‘The West’ is one of the many charged words the media are using, words that feed into social media conversations about what’s going on in Ukraine, and what we should do about it.
This morning, I saw a post from a bloke who’s off to join in the war and ‘fight for the West’ and it reminded me of an old, old tub-thumping topic – when I was younger, people used to have lengthy debates about whether Tolkien’s ‘Lord of the Rings’ was an analogy of the First World War. It certainly added a lot of romantic attachment to terms like ‘the West’, so I thought I’d go back and see what Tolkien thought about all that.
In this comment, he calls the story in the Lord of the Rings ‘the legendary war’ and the First World War ‘the real war’:
The real war does not resemble the legendary war in its process or its conclusion. If it had inspired or directed the development of the legend, then certainly the Ring would have been seized and used against Sauron; he would not have been annihilated but enslaved, and Barad-dur would not have been destroyed but occupied. Saruman, failing to get possession of the Ring, would in the confusion and treacheries of the time have found in Mordor the missing links in his own researches into Ring-lore, and before long he would have made a Great Ring of his own with which to challenge the self-styled Ruler of Middle-earth. In that conflict both sides would have held hobbits in hatred and contempt: they would not long have survived even as slaves.
— J R R Tolkien
So there we have it – if you trust people who try to ‘win’ wars by power-games, strength of arms and subterfuge the way our current bunch of ‘mutually assured destruction’ statesmen try to, Tolkien reckons you end up as slaves at best, but probably, you end up dead.
Let us not take sides by nations or directions.

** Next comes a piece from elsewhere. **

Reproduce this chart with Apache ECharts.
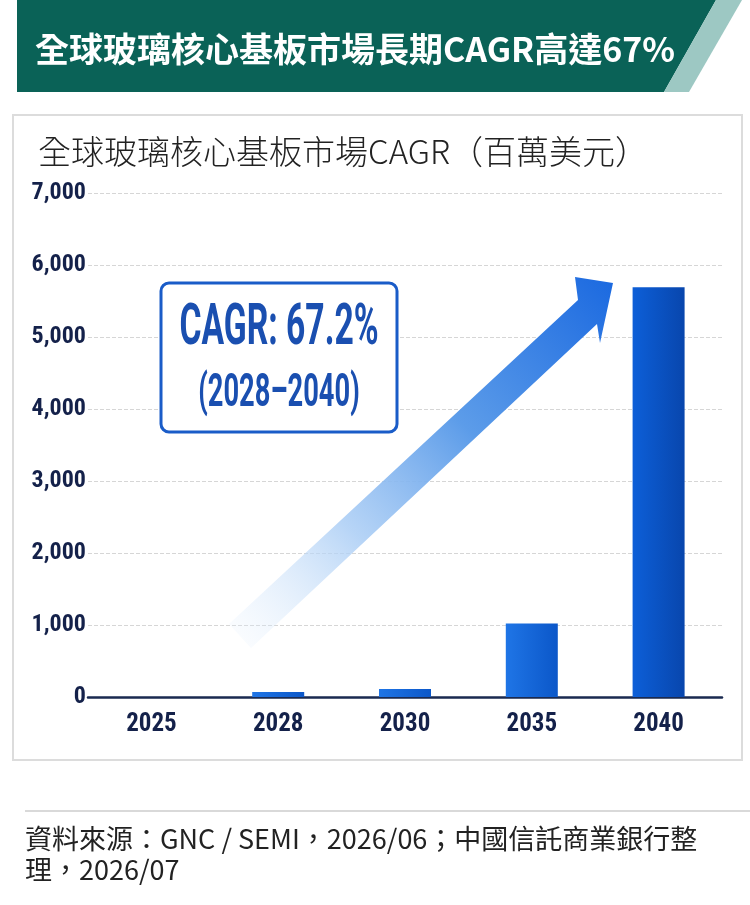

Let us not treat the warring countries like football teams, or opportunities for frustrated young men to have adventures. Let us support the people everywhere who are the victims of war, and let us think very hard about how to *end* wars, rather than *win* them.
Brimstone
I am reminded of the time our politicians were debating whether to go to war in Syria. For the Conservatives, David Cameron’s speech in particular was thrumming with a desire to try out some ‘Brimstone’ missiles we happened to have in Cyprus and for Labour, Hilary Benn went off on an impassioned, Romantic epic about the Spanish Civil War.
Here in my town, the anti-war group asked a local doctor who was Syrian to come and talk to us. Someone asked him whether we should be defending Assad. His reply: “if you ask my wife, she’ll say Assad is our saviour. Personally, I don’t like him. He’s a liability.”
If you’re taking sides, think very carefully about on whose behalf you might be doing it, and who you are therefore ‘against’. Who told you what those people wanted? We can’t possibly prove that something as large and varied as a nation is entirely ‘right’ or ‘wrong’, and we should not waste brain-power trying. There is no point in personalising a nation. Putin is not Russia – statesmen are removable, persuadable and replaceable. We should be applying all our energy and attention to how we can best help to protect those now at risk or displaced, and we should be thinking hard about how to keep those over-excited statesmen – all of them, any of them, from triggering an escalation to nuclear war – the end of everything.